E anche "Repubblica" rischia la scissione

Scalfari demolisce il Rottamatore, sostenuto da De Benedetti e dalla direzione. L'asse del fondatore con Napolitano e Letta

E anche "Repubblica" rischia la scissione

«Senti, ma com'è che siete andati a Firenze dove c'è Renzi, che non vi stava tanto simpatico fino a poco tempo fa?» chiede la Littizzetto a bruciapelo a Ezio Mauro, direttore di Repubblica, mentre inaugura la festa del quotidiano nel Salone dei Cinquecento di Palazzo Vecchio, col sindaco Renzi e l'editore De Benedetti in prima fila. Il direttore sfugge all'imbarazzo con una controbattuta: «Ci hanno già preso in giro, dicendo che venendo qui dovevamo metterci il chiodo alla Fonzie (usato da Renzi ospite di Amici della De Filippi, ndr) come divisa d'ordinanza». Risate in sala, disagio sfumato. Perché proprio Ezio Mauro, solo un anno prima di farsi convincere «in dieci minuti» da Matteo Renzi a portare la festa di Repubblica a casa sua (e non a Genova, inizialmente opzionata), alla domanda «ti piace Matteo Renzi?» rispondeva: «Non particolarmente, ha aspetti bulleschi». Giudizio che nel «partito-Repubblica», diviso in correnti come il Pd, ormai sembra appartenere solo ad Eugenio Scalfari, ma non all'editore e neppure alla direzione.

Dopo l'editoriale con cui, domenica scorsa, ha stroncato Grillo («Se vince lui l'Italia a va a rotoli»), stavolta il fondatore usa il metodo Scalfari proprio con il nuovo prediletto di Repubblica, Matteo Renzi. Paragonandolo a Fabio Volo («Che non ho letto» precisa subito), fenomeno di massa privo di sostanza letteraria, Scalfari fa a pezzi la tuttologia renziana: «È un grande venditore di se stesso, al livello del primo Berlusconi (...) La sua riuscita politica rappresenta un'imprevedibile avventura e in politica le avventure possono giovare all'avventuriero, ma quasi mai al Paese che rappresenta». Il paragone dispregiativo tra Renzi e Berlusconi l'aveva fatto lo stesso De Benedetti, in epoca Primarie, quando liquidava il sindaco rottamatore così: «Renzi? Abbiamo già dato, non mi sembra il caso di riproporre un Berlusconi di sinistra... Di sinistra poi si fa per dire... Oltre a rottamare, brutta parola, cosa vuol fare? Non l'ho capito». Lì De Bendetti, e Repubblica compatta a ruota, stava con Pier Luigi Bersani. Con un endorsement palese dell'editore («Mi auguro che Bersani vinca le primarie. Lo conosco, lo stimo, è una persona per bene, mi dà un senso di tranquillità e stabilità, più di qualsiasi altro»). Pazienza che mesi prima, nel libro-intervista con Paolo Guzzanti, l'Ingegnere avesse fatto a pezzi proprio Bersani, definito «totalmente inadeguato come leader».
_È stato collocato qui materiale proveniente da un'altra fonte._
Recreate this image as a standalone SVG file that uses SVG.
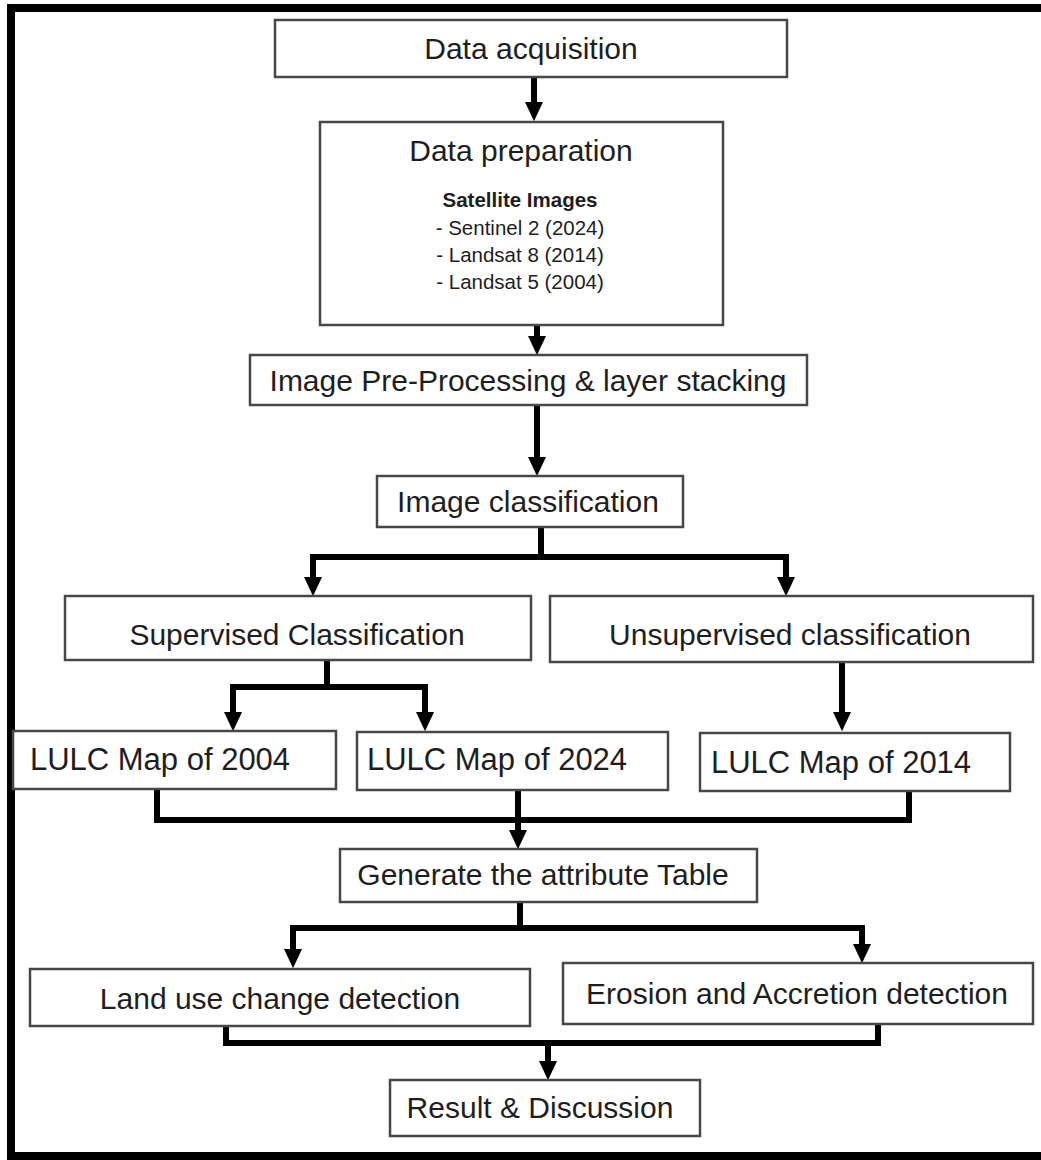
<svg xmlns="http://www.w3.org/2000/svg" width="1041" height="1160" viewBox="0 0 1041 1160">
<style>
.box{fill:#fff;stroke:#474747;stroke-width:2.5}
.t{font-family:"Liberation Sans",Arial,sans-serif;font-size:30px;fill:#1e1e1e;text-anchor:middle}
.s{font-family:"Liberation Sans",Arial,sans-serif;font-size:20.5px;fill:#1e1e1e;text-anchor:middle}
.b{font-weight:bold}
.c{fill:none;stroke:#000;stroke-width:6}
</style>
<defs>
<marker id="ah" markerUnits="strokeWidth" markerWidth="3.2" markerHeight="3" viewBox="0 0 3.2 3" refX="0" refY="1.5" orient="auto">
<path d="M0,0 L3.2,1.5 L0,3 Z" fill="#000"/>
</marker>
</defs>
<rect width="1041" height="1160" fill="#fff"/>
<g id="frame" fill="#000">
<rect x="7" y="4" width="8" height="1156"/>
<rect x="7" y="4" width="1034" height="8"/>
<rect x="7" y="1152" width="1034" height="8"/>
</g>
<g id="connectors">
<path class="c" d="M534 77 V102" marker-end="url(#ah)"/>
<path class="c" d="M537 325 V336" marker-end="url(#ah)"/>
<path class="c" d="M537 405 V457" marker-end="url(#ah)"/>
<path class="c" d="M541 527 V557"/>
<path class="c" d="M313 577 V557 H786 V577"/>
<path class="c" d="M313 570 V577" marker-end="url(#ah)"/>
<path class="c" d="M786 570 V577" marker-end="url(#ah)"/>
<path class="c" d="M327 660 V687"/>
<path class="c" d="M233 712 V687 H425 V712"/>
<path class="c" d="M233 705 V712" marker-end="url(#ah)"/>
<path class="c" d="M425 705 V712" marker-end="url(#ah)"/>
<path class="c" d="M842 662 V712" marker-end="url(#ah)"/>
<path class="c" d="M157 789 V820 H909 V791"/>
<path class="c" d="M518 790 V830" marker-end="url(#ah)"/>
<path class="c" d="M520 902 V928"/>
<path class="c" d="M293 949 V928 H862 V944"/>
<path class="c" d="M293 942 V949" marker-end="url(#ah)"/>
<path class="c" d="M862 937 V944" marker-end="url(#ah)"/>
<path class="c" d="M226 1026 V1043 H878 V1024"/>
<path class="c" d="M548 1043 V1061" marker-end="url(#ah)"/>
</g>
<g id="n-acq"><rect class="box" x="275" y="20" width="512" height="57"/><text class="t" x="531" y="59">Data acquisition</text></g>
<g id="n-prep"><rect class="box" x="320" y="122" width="403" height="203"/>
<text class="t" x="521" y="161">Data preparation</text>
<text class="s b" x="520" y="207">Satellite Images</text>
<text class="s" x="520" y="235">- Sentinel 2 (2024)</text>
<text class="s" x="520" y="262">- Landsat 8 (2014)</text>
<text class="s" x="520" y="289">- Landsat 5 (2004)</text></g>
<g id="n-pre"><rect class="box" x="250" y="355" width="557" height="50"/><text class="t" x="528" y="391">Image Pre-Processing &amp; layer stacking</text></g>
<g id="n-cls"><rect class="box" x="377" y="476" width="306" height="51"/><text class="t" x="528" y="512">Image classification</text></g>
<g id="n-sup"><rect class="box" x="65" y="596" width="466" height="64"/><text class="t" x="297" y="645">Supervised Classification</text></g>
<g id="n-unsup"><rect class="box" x="550" y="596" width="483" height="66"/><text class="t" x="790" y="645">Unsupervised classification</text></g>
<g id="n-l2004"><rect class="box" x="13" y="731" width="323" height="58"/><text class="t" x="160" y="770" style="font-size:31px">LULC Map of 2004</text></g>
<g id="n-l2024"><rect class="box" x="357" y="732" width="311" height="58"/><text class="t" x="497" y="770" style="font-size:31px">LULC Map of 2024</text></g>
<g id="n-l2014"><rect class="box" x="700" y="733" width="310" height="58"/><text class="t" x="841" y="773" style="font-size:31px">LULC Map of 2014</text></g>
<g id="n-gen"><rect class="box" x="340" y="849" width="417" height="53"/><text class="t" x="543" y="885">Generate the attribute Table</text></g>
<g id="n-land"><rect class="box" x="30" y="969" width="500" height="57"/><text class="t" x="280" y="1009">Land use change detection</text></g>
<g id="n-ero"><rect class="box" x="563" y="963" width="470" height="61"/><text class="t" x="797" y="1004">Erosion and Accretion detection</text></g>
<g id="n-res"><rect class="box" x="390" y="1080" width="310" height="56"/><text class="t" x="540" y="1118">Result &amp; Discussion</text></g>
</svg>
L'indice di gradimento si è invertito col frontale del Pd bersaniano alle elezioni, proseguito con la pantomima del corteggiamento a Grillo, concluso con il patatrac sull'elezione del Colle. Morto Bersani, per Repubblica, l'asso sui cui puntare è diventato Renzi. Non, però, per Scalfari, fedele all'asse Napolitano-Letta-Draghi. Tutti e tre, abbastanza irritualmente, ospiti per cena a casa Scalfari, affacciati su piazza della Minerva, una sera di settembre. La divisione in correnti di Repubblica, tra quella scalfariana pro Letta-Napolitano, e quella (maggioritaria) editore-direzione invece pro Renzi, provoca attriti. Sul caso Cancellieri, scoop di Repubblica, Scalfari non ha speso mezza riga.

Mentre l'artiglieria pregiata della direzione ha martellato per le dimissioni. Stessa linea, casualmente, di Renzi. Per nulla, invece, quella di Napolitano, e del suo più illustre interprete giornalistico, Eugenio Scalfari. Capocorrente lettian-quirinalizio dentro il «partito Repubblica».